Sunday, May 13, 2007

Feeling Guilty...

I haven't posted much lately. It's really odd to me that the more things I have going on in my brain the less I tend to write. I'm not sure why that is. It could be an inability to express myself in writing. Or it could just be that without being focused on a single thought (i.e. a rant) there is too much information to process and write down. I think that is how I feel about it most of the time.

I didn't realize how tired and burned out on travelling I was until this last two week trip. Even though I enjoyed certain parts of California (hey! Everyone should be able to afford to drive a Mercedes, BMW, Lamborghini, and Ferrari) I was really wanting to get out of there and get back home.

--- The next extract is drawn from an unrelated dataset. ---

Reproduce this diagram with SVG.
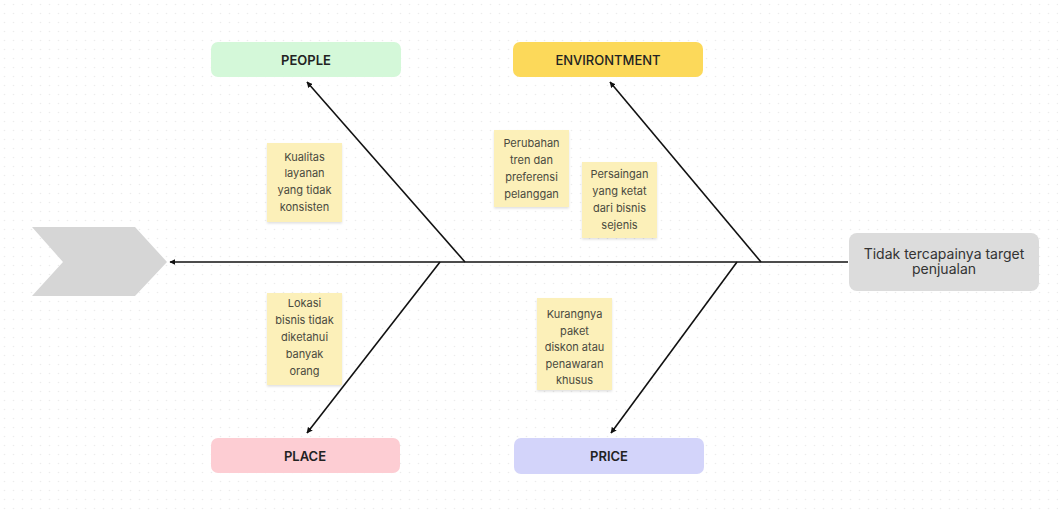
<svg xmlns="http://www.w3.org/2000/svg" width="1058" height="512" viewBox="0 0 1058 512">
<defs>
<pattern id="dots" width="9" height="9" patternUnits="userSpaceOnUse"><circle cx="4.5" cy="4.5" r="0.8" fill="#ececec"/></pattern>
<marker id="arr" viewBox="0 0 10 10" refX="9" refY="5" markerWidth="6" markerHeight="6" orient="auto-start-reverse" markerUnits="userSpaceOnUse"><path d="M0,0 L10,5 L0,10 z" fill="#111"/></marker>
<filter id="sh" x="-10%" y="-10%" width="120%" height="130%"><feDropShadow dx="0" dy="1.5" stdDeviation="1.2" flood-color="#000" flood-opacity="0.12"/></filter>
</defs>
<style>
.cat{font-family:Inter,"Noto Sans",sans-serif;font-size:13px;font-weight:600;fill:#222;text-anchor:middle}
.env{font-weight:500}
.note rect{fill:#fcf0b9;filter:url(#sh)}
.note text{font-family:Inter,"Noto Sans",sans-serif;font-size:11px;fill:#4a4a40;text-anchor:middle}
.con line{stroke:#111;stroke-width:1.6}
.eff{font-family:Inter,"Noto Sans",sans-serif;font-size:14px;fill:#333;text-anchor:middle}
</style>
<rect width="1058" height="512" fill="#fff"/>
<rect width="1058" height="512" fill="url(#dots)"/>

<g id="head"><polygon points="32,227 135,227 167,262 135,296 32,296 63,262" fill="#d6d6d6"/></g>

<g id="connectors" class="con">
<line x1="848" y1="262" x2="170" y2="262" marker-end="url(#arr)"/>
<line x1="465" y1="262" x2="307" y2="82" marker-end="url(#arr)"/>
<line x1="761" y1="262" x2="610" y2="82" marker-end="url(#arr)"/>
<line x1="440" y1="262" x2="307" y2="433" marker-end="url(#arr)"/>
<line x1="737" y1="262" x2="611" y2="433" marker-end="url(#arr)"/>
</g>

<g id="people"><rect x="211" y="42" width="190" height="35" rx="7" fill="#d4f8d9"/><text class="cat" x="306" y="64.5">PEOPLE</text></g>
<g id="environment"><rect x="513" y="42" width="190" height="35" rx="7" fill="#fcd95a"/><text class="cat env" x="608" y="64.5">ENVIRONTMENT</text></g>
<g id="place"><rect x="211" y="438" width="189" height="35" rx="7" fill="#fdcdd3"/><text class="cat" x="305" y="460.5">PLACE</text></g>
<g id="price"><rect x="514" y="438" width="190" height="36" rx="7" fill="#d3d4fa"/><text class="cat" x="609" y="460.5">PRICE</text></g>

<g id="effect"><rect x="849" y="233" width="190" height="58" rx="8" fill="#dcdcdc"/><text class="eff" x="944" y="259">Tidak tercapainya target</text><text class="eff" x="944" y="274">penjualan</text></g>

<g id="note1" class="note"><rect x="267" y="143" width="75" height="79"/><text x="304.5" y="161">Kualitas</text><text x="304.5" y="177">layanan</text><text x="304.5" y="194">yang tidak</text><text x="304.5" y="211">konsisten</text></g>
<g id="note2" class="note"><rect x="494" y="130" width="75" height="77"/><text x="531.5" y="147">Perubahan</text><text x="531.5" y="164">tren dan</text><text x="531.5" y="181">preferensi</text><text x="531.5" y="198">pelanggan</text></g>
<g id="note3" class="note"><rect x="582" y="162" width="75" height="76"/><text x="619.5" y="178">Persaingan</text><text x="619.5" y="195">yang ketat</text><text x="619.5" y="212">dari bisnis</text><text x="619.5" y="229">sejenis</text></g>
<g id="note4" class="note"><rect x="267" y="293" width="75" height="92"/><text x="304.5" y="307">Lokasi</text><text x="304.5" y="324">bisnis tidak</text><text x="304.5" y="341">diketahui</text><text x="304.5" y="358">banyak</text><text x="304.5" y="375">orang</text></g>
<g id="note5" class="note"><rect x="537" y="298" width="75" height="92"/><text x="574.5" y="318">Kurangnya</text><text x="574.5" y="335">paket</text><text x="574.5" y="351">diskon atau</text><text x="574.5" y="368">penawaran</text><text x="574.5" y="384">khusus</text></g>
</svg>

Grasshopper wanted me to go to WinStar (in OK) with him to see Blues Traveller last night. I really wanted to go, and it wasn't that far away. But I also wanted to have a couple of nights here at the house in my own bed before I have to fly out again. It was a bit selfish of me not to go, and perhaps I owe him an apology.

I've also been bummed out about a few things lately and can't quite seem to get my finger on exactly what it is. Or rather, maybe I have an idea and just don't want to figure it all out, yet (avoidance?).

Anyway, I have a ton of things to do because I am flying right back out - hence feeling rushed and always behind.

I'll try to post a bit more on that later.